Mutual Enhancement of Large and Small Language Models with Cross-Silo Knowledge Transfer
This addresses privacy concerns in fine-tuning LLMs for specific tasks, benefiting applications where data is siloed across clients.
The paper tackles the problem of improving task-specific performance of large language models (LLMs) without accessing private data by proposing CrossLM, a method that enables mutual enhancement between LLMs and smaller language models (SLMs) through cross-silo knowledge transfer, resulting in significant performance gains for both models while preserving generalization.

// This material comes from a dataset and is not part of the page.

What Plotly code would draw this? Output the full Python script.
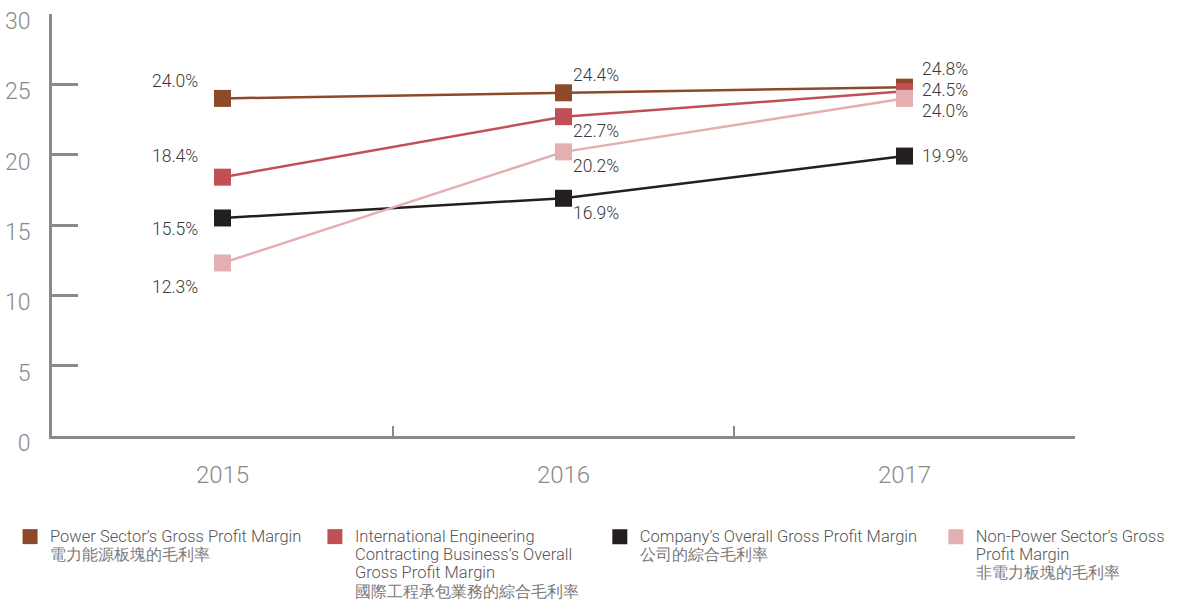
import plotly.graph_objects as go

# Gross profit margin (%) by year
years = ["2015", "2016", "2017"]
power_sector = [24.0, 24.4, 24.8]
intl_engineering = [18.4, 22.7, 24.5]
company_overall = [15.5, 16.9, 19.9]
non_power_sector = [12.3, 20.2, 24.0]

EN = "<span style='font-size:16.5px'>{}</span>"
ZH = "<span style='font-size:16px;fill:#7a7a7a'>{}</span>"
legend_en = [
    ["Power Sector’s Gross Profit Margin"],
    ["International Engineering", "Contracting Business’s Overall", "Gross Profit Margin"],
    ["Company’s Overall Gross Profit Margin"],
    ["Non-Power Sector’s Gross", "Profit Margin"],
]
legend_zh = ["電力能源板塊的毛利率", "國際工程承包業務的綜合毛利率", "公司的綜合毛利率", "非電力板塊的毛利率"]
series_names = [
    "<br>".join([EN.format(s) for s in en] + [ZH.format(zh)])
    for en, zh in zip(legend_en, legend_zh)
]
series_values = [power_sector, intl_engineering, company_overall, non_power_sector]
colors = ["#8c4a2a", "#c05055", "#231f20", "#e3afb0"]

# per-point label offsets (pixels) and anchors
label_offsets = [
    [(-24, 17, "right"), (8, 18, "left"), (16, 18, "left")],
    [(-24, 21, "right"), (8, -14, "left"), (16, 1, "left")],
    [(-24, -11, "right"), (8, -15, "left"), (16, 0, "left")],
    [(-24, -24, "right"), (8, -14, "left"), (16, -13, "left")],
]

FONT = "Helvetica Neue, Roboto, Arial, sans-serif"
legend_x = [-0.041, 0.2570, 0.5355, 0.864]

fig = go.Figure()
for i, (name, vals, col) in enumerate(zip(series_names, series_values, colors)):
    fig.add_trace(go.Scatter(
        x=years, y=vals, mode="lines+markers",
        line=dict(color=col, width=2.5),
        marker=dict(symbol="square", size=17, color=col),
        showlegend=False, hoverinfo="skip",
    ))
    lg = "legend" if i == 0 else f"legend{i + 1}"
    fig.add_trace(go.Scatter(
        x=[None], y=[None], mode="markers", name=name,
        marker=dict(symbol="square", size=15, color=col),
        legend=lg,
    ))
    # category axis: annotations are placed by category index
    for j, (v, (dx, dy, anchor)) in enumerate(zip(vals, label_offsets[i])):
        fig.add_annotation(
            x=j, y=v, text=f"{v:.1f}%", showarrow=False,
            xshift=dx, yshift=dy, xanchor=anchor, borderpad=0,
            font=dict(family=FONT, size=17.5, color="#3a3a3a", weight=300),
        )

legend_common = dict(
    orientation="v", xanchor="left", yanchor="top", y=-0.2015,
    valign="top", bgcolor="rgba(0,0,0,0)", itemwidth=30,
    font=dict(family=FONT, size=14.0, color="#555555", weight=300),
    tracegroupgap=0,
)
layout_legends = {}
for i, lx in enumerate(legend_x):
    key = "legend" if i == 0 else f"legend{i + 1}"
    layout_legends[key] = dict(legend_common, x=lx)

fig.update_layout(
    width=1179, height=600,
    margin=dict(l=52, r=104, t=14, b=164, autoexpand=False),
    paper_bgcolor="white", plot_bgcolor="white",
    font=dict(family=FONT),
    xaxis=dict(
        type="category", range=[-0.5, 2.5], automargin=False,
        showline=True, linecolor="#8a8a8c", linewidth=2.5,
        ticks="inside", tickson="boundaries", ticklen=10, tickwidth=2,
        tickcolor="#8a8a8c", showgrid=False, zeroline=False,
        ticklabelstandoff=15,
        tickfont=dict(family=FONT, size=24, color="#8a8a8a", weight=300),
    ),
    yaxis=dict(
        range=[0, 30], tickvals=[0, 5, 10, 15, 20, 25, 30], automargin=False,
        showline=True, linecolor="#8a8a8c", linewidth=3,
        ticks="inside", ticklen=26, tickwidth=2.5, tickcolor="#8a8a8c",
        showgrid=False, zeroline=False,
        ticklabelstandoff=14, ticklabelshift=7,
        tickfont=dict(family=FONT, size=23, color="#8a8a8a", weight=300),
    ),
    **layout_legends,
)

fig.write_html("out.html")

While large language models (LLMs) are empowered with broad knowledge, their task-specific performance is often suboptimal. It necessitates fine-tuning LLMs with task-specific data, but such data may be inaccessible due to privacy concerns. In this paper, we propose a novel approach to enhance LLMs with smaller language models (SLMs) that are trained on clients using their private task-specific data. To enable mutual enhancement between LLMs and SLMs, we propose CrossLM, where the SLMs promote the LLM to generate task-specific high-quality data, and both the LLM and SLMs are enhanced with the generated data. We evaluate CrossLM using publicly accessible language models across a range of benchmark tasks. The results demonstrate that CrossLM significantly enhances the task-specific performance of SLMs on clients and the LLM on the cloud server simultaneously while preserving the LLM's generalization capability.